DOJ, NCLR win improvements to school

The National Center for Lesbian Rights joined with the U.S. Departments of Justice and Education Tuesday in an agreement with a Minnesota school district to take steps to prevent harassment of students who do not conform to gender stereotypes.

The agreement, announced Monday by NCLR and on Tuesday by the Departments of Justice and Education, ends two lawsuits in federal court against the Anoka-Hennepin School District

One was filed by the DOJ and the other was filed by the National Center for Lesbian Rights and the Southern Poverty Law Center in the U.S. District Court for Minnesota.

In Doe v. Anoka-Hennepin School District, NCLR challenged the constitutionality of the Anoka-Hennepin School District’s “Sexual Orientation Curriculum Policy” that prohibited school staff “from offering support to LGBT students or acknowledging the existence of LGBT people.”

The Anoka-Hennepin School District, the largest school district in the state, serves 40,000 students in the Twin Cities area. Its website boasts that its “Character Education” program “teaches and emphasizes the core values of respect, responsibility, appreciation of diversity, integrity and compassion.”

NCLR said the agreement, which must be approved by a federal judge, promises the district will develop “significant new protections designed to prevent harassment of students who are or perceived to be lesbian, gay, bisexual, transgender (LGBT), and gender non-conforming, as well as those who have friends or parents who are LGBT.”

“The agreement specifically provides that teachers may affirm the dignity and self-worth of students and any protected characteristics of students, such as being LGBT, without running afoul of any district policy,” noted NCLR.

NCLR said the agreement calls for the six student plaintiffs in NCLR’s complaint, all of whom were either gay or perceived to be gay, to receive a total of $270,000 in damages.

NCLR filed its lawsuit last July and the DOJ quickly followed with an investigation of a complaint that the district’s middle and high schools were unsafe for students who did not conform to gender stereotypes.

DOJ’s investigation included interviews with more than 60 people, including former students, parents, and staff. It found that some students were threatened with physical violence and verbal abuse on a daily basis, prompting some students to drop out of school and others attempted suicide.

“Students cannot learn if they are afraid to go to school,” said DOJ Assistant Attorney General Thomas Perez, in a statement Tuesday. “Students cannot learn if they are being harassed and threatened.  Students cannot learn if they are not free to be themselves.  Students cannot learn if they feel that school administrators can’t and don’t protect them.”

“Bullying cannot be a rite of passage in our nation’s schools,” said Perez. “Instead, our schools must be safe and nurturing environments that promote learning and full participation by all students.”

Under the agreement, the school district has agreed to develop and implement a comprehensive plan for preventing and addressing student harassment of other students and to submit an annual report to the DOJ and Department of Education about its efforts.
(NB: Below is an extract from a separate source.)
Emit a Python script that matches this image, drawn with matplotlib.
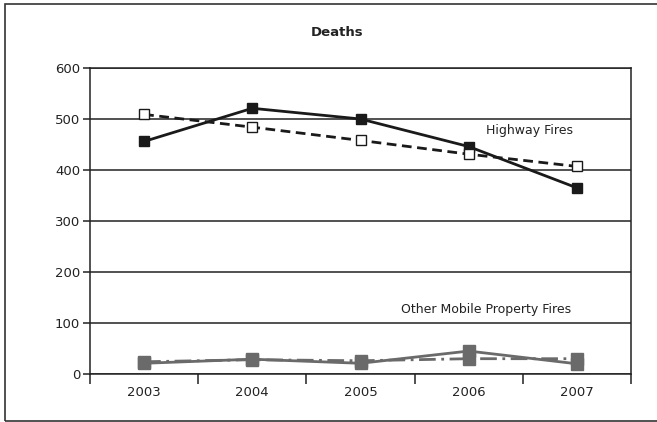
import matplotlib
matplotlib.use("Agg")
import matplotlib.pyplot as plt
from matplotlib.patches import Rectangle

plt.rcParams['font.family'] = ['DejaVu Sans']

years = ["2003", "2004", "2005", "2006", "2007"]
highway_a = [456, 521, 500, 446, 365]
highway_b = [509, 484, 458, 431, 407]
other_a = [21, 29, 21, 45, 20]
other_b = [24, 28, 26, 30, 30]
y_ticks = [0, 100, 200, 300, 400, 500, 600]

fig = plt.figure(figsize=(6.57, 4.22), dpi=100)
ax = fig.add_axes([90 / 657, 48 / 422, 541 / 657, 306 / 422])

x = list(range(1, len(years) + 1))
grey = "#6a6a6a"
ax.plot(x, highway_a, color="#1a1a1a", lw=2.0, marker="s", ms=7,
        mfc="#1a1a1a", mec="#1a1a1a", zorder=4)
ax.plot(x, highway_b, color="#1a1a1a", lw=2.0, ls=(0, (3.5, 2)), marker="s", ms=7,
        mfc="white", mec="#1a1a1a", mew=1.0, zorder=5)
ax.plot(x, other_b, color=grey, lw=2.0, ls=(0, (6, 2, 1, 2)), marker="s", ms=8,
        mfc=grey, mec=grey, zorder=3)
ax.plot(x, other_a, color=grey, lw=2.0, marker="s", ms=8,
        mfc=grey, mec=grey, zorder=3)

ax.set_xlim(0.5, len(years) + 0.5)
ax.set_ylim(0, 600)
ax.set_yticks(y_ticks)
ax.set_yticklabels([str(v) for v in y_ticks], fontsize=9.5, color="#222222")
ax.yaxis.grid(True, color="#222222", lw=1.1)
ax.set_axisbelow(True)

ax.set_xticks([i + 0.5 for i in range(len(years) + 1)])
ax.set_xticklabels([])
ax.set_xticks(x, minor=True)
ax.set_xticklabels(years, minor=True, fontsize=9.5, color="#222222")
ax.tick_params(axis="x", which="major", direction="out", length=7, width=1.1, color="#222222")
ax.tick_params(axis="x", which="minor", length=0, pad=9)
ax.tick_params(axis="y", direction="out", length=5, width=1.1, color="#222222", pad=2)
for s in ax.spines.values():
    s.set_color("#222222")
    s.set_linewidth(1.1)

ax.text(4.56, 478, "Highway Fires", fontsize=9, color="#222222", ha="center", va="center")
ax.text(4.16, 127, "Other Mobile Property Fires", fontsize=9, color="#222222",
        ha="center", va="center")
fig.text(337 / 657, 1 - 32 / 422, "Deaths", fontsize=9.5, fontweight="bold",
         color="#222222", ha="center", va="center")

fig.patches.append(Rectangle((5 / 657, 1 / 422), 1.2, 1 - 5 / 422,
                             transform=fig.transFigure, fill=False,
                             edgecolor="#333333", lw=1.2, clip_on=False))

fig.savefig("out.png", dpi=100)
It also calls for adding personnel to help students who have been subjected to harassment and to ensure that the district complies with federal laws prohibiting harassment.

The agreement comes at a politically loaded time in Minnesota. The Minnesota legislature voted last May to put an initiative on the November 2012 ballot seeking to amend the state constitution to ban same-sex marriage.

The friends and family of four teenagers who committed suicide in the district in recent years told a local newspaper that at least two of them were targeted specifically because they were either gay or perceived to be gay.

Yet Anoka-Hennepin’s policy, as revised in 2009, directed teachers and staff to “remain neutral on matters regarding sexual orientation” and leave such discussions to the students’ families and churches.

NCLR attorney Ilona Turner said, at the time the lawsuit was filed, that the policy singled out gays for exclusion and had a “direct” influence on the anti-gay atmosphere in the schools.

“Students get the message loud and clear that being gay is so shameful it can’t be mentioned,” said Turner. “And teachers are not sure they can even intervene when they see harassment.”

DOJ’s Perez said the school district was “very cooperative” in coming to an agreement. NCLR legal director Shannon Minter said the district dropped its “neutrality” policy last month and in its placed adopted a Respectful Learning Environment Curriculum policy. While the new policy “does not target anything to do with sexual orientation or gender identity or LGBT issues,” said Minter, it provides general guidelines for how teachers and other school staff should deal with issues on which there are differing opinions.”

“We don’t think they need any policy at all, but we are thrilled that the ‘neutrality’ policy is off the books,” said Minter, “and the consent decree specifically clarifies that the new policy does not prevent teachers from affirming a student’s sexual orientation or gender identity.  That provision was extremely important to us.”